Scope
Better learning enviroments
From a pedagogical perspective, this blog is the result of a personal language learning experiment that I conducted during my language studies in China. The aim of this experiment was to identify, through personal testing, a learning method and process able to induce an acceleration in the acquisition of a foreign language. An additional purpose of this experiment was to transform the learning experience in a conscious, personal, constructive and cognitive developing process.
Semantic management and writing exercises for better performance
On the search for a learning methodology able to sustain the synchronization of the processes of learning with those that naturally undergo in our brain while elaborating information, the object of investigation in my experiment was if, how and in what extent the use of semantic management practices and extensive writing exercises, are able to support – and even exploit – the brain’s memorization activity during the acquisition of a foreign language.
New learning curricula focusing on the process of learning
The result of this language learning experiment was the finalization of a learning strategy that blends traditional (e.g. grammar-translation, super-learning) and modern approaches of language teaching (hypertext practices) and defines a new curricula of learning, whose purpose is to arise the learner’s consciousness about the cognitive processes of learning and to develop the ability of constructing, through selection and organisation of information, a customized learning experience rather than aiming to grammatical hyper-correction.
The learner as architect of the learning experience
The scope of this blog is to show, both a specialised and non-specialised audience, what is possible to achieve in adult language education, by letting the learner assume a proactive role in the definition of the objectives, contents and processes of learning, by exploiting the writing exercises as a medium to explore ideas and express critical and creative thinking, and by using knowledge management softwares for sharing (and tagging) personal constructed realities.
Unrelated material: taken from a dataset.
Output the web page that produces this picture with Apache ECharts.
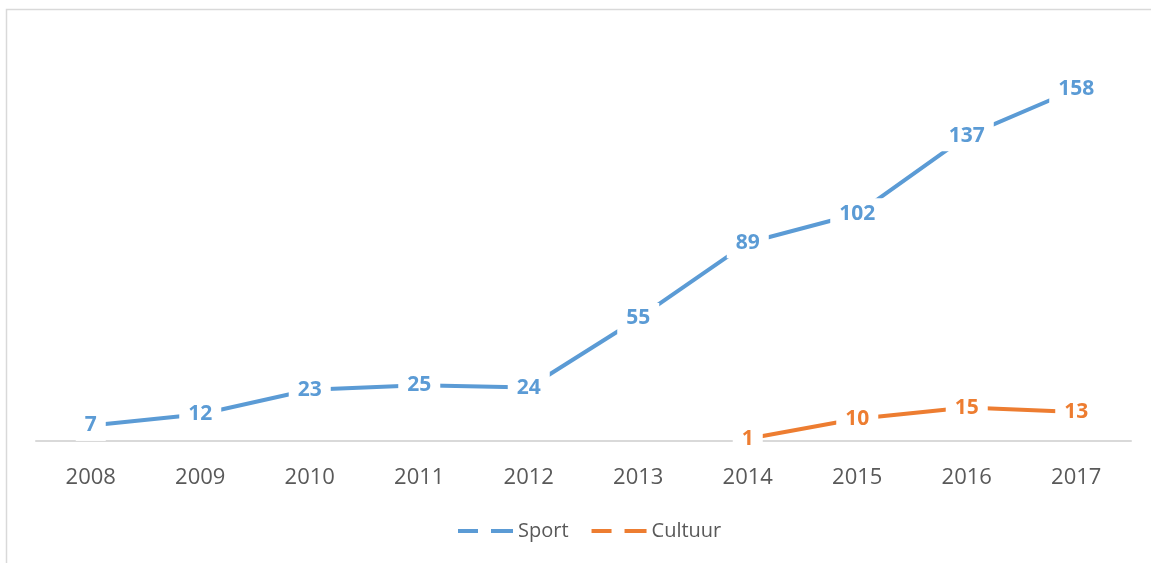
<!DOCTYPE html>
<html>
<head>
<meta charset="utf-8">
<title>Sport / Cultuur</title>
<script src="https://cdn.jsdelivr.net/npm/echarts@6/dist/echarts.min.js"></script>
<style>
  html, body { margin: 0; padding: 0; background: #ffffff; }
  #chart { width: 1151px; height: 563px; }
</style>
</head>
<body>
<div id="chart"></div>
<script>
// data
var years = ["2008", "2009", "2010", "2011", "2012", "2013", "2014", "2015", "2016", "2017"];
var sport = [7, 12, 23, 25, 24, 55, 89, 102, 137, 158];
var cultuur = [null, null, null, null, null, null, 1, 10, 15, 13];

var blue = "#5B9BD5";
var orange = "#ED7D31";
var font = "Open Sans";

// white box behind the value, so it cuts the line like in excel
function labelStyle(color) {
  return {
    show: true,
    position: "inside",
    color: color,
    fontFamily: font,
    fontWeight: "bold",
    fontSize: 21,
    backgroundColor: "#ffffff",
    padding: [5, 9]
  };
}

var chart = echarts.init(document.getElementById("chart"));
chart.setOption({
  backgroundColor: "#ffffff",
  animation: false,
  graphic: [
    {
      type: "rect",
      shape: { x: 6.5, y: 9.5, width: 1300, height: 700 },
      style: { fill: "none", stroke: "#d9d9d9", lineWidth: 1.5 },
      silent: true,
      z: -10
    }
  ],
  grid: {
    left: 36,
    right: 20,
    top: 40,
    height: 401
  },
  legend: {
    left: 453,
    top: 516,
    itemWidth: 55,
    itemHeight: 4,
    itemGap: 23,
    icon: "path://M0,0h20v4h-20z M33,0h22v4h-22z",
    textStyle: { fontFamily: font, fontSize: 20, color: "#595959" },
    data: ["Sport", "Cultuur"]
  },
  xAxis: {
    type: "category",
    data: years,
    boundaryGap: true,
    axisLine: { lineStyle: { color: "#d9d9d9", width: 2 } },
    axisTick: { show: false },
    axisLabel: {
      margin: 26,
      fontFamily: font,
      fontSize: 22,
      color: "#595959"
    }
  },
  yAxis: {
    type: "value",
    min: 0,
    max: 180,
    show: false,
    splitLine: { show: false }
  },
  series: [
    {
      name: "Sport",
      type: "line",
      data: sport,
      color: blue,
      showSymbol: true,
      symbol: "circle",
      symbolSize: 0,
      itemStyle: { color: blue },
      lineStyle: { color: blue, width: 4 },
      label: labelStyle(blue)
    },
    {
      name: "Cultuur",
      type: "line",
      data: cultuur,
      color: orange,
      showSymbol: true,
      symbol: "circle",
      symbolSize: 0,
      itemStyle: { color: orange },
      lineStyle: { color: orange, width: 4 },
      label: labelStyle(orange)
    }
  ]
});
</script>
</body>
</html>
Best practices on how to direct personal learning experiences
Through this blog it is my wish to provide language students with a hands-on approach on how to direct their own language learning experience, demonstrating how to collect and organise linguistic information into significant and structured knowledge (terms lists and short stories), while suggesting teachers a best-practice on how to include the vocabulary learning and the writing experience into a modern curricula of language learning.
Demonstration of learning achievements
By synthetising, in form of short stories, my life as an expatriate in Asia, this blog is also meant to demonstrate the level of language competence I achieved through the use of this personal learning methodology. I hope through this blog to be able to suggest students and teachers from all over the world a new way to transform the complex activity of learning (and teaching) in an enjoyable and rewarding challenge.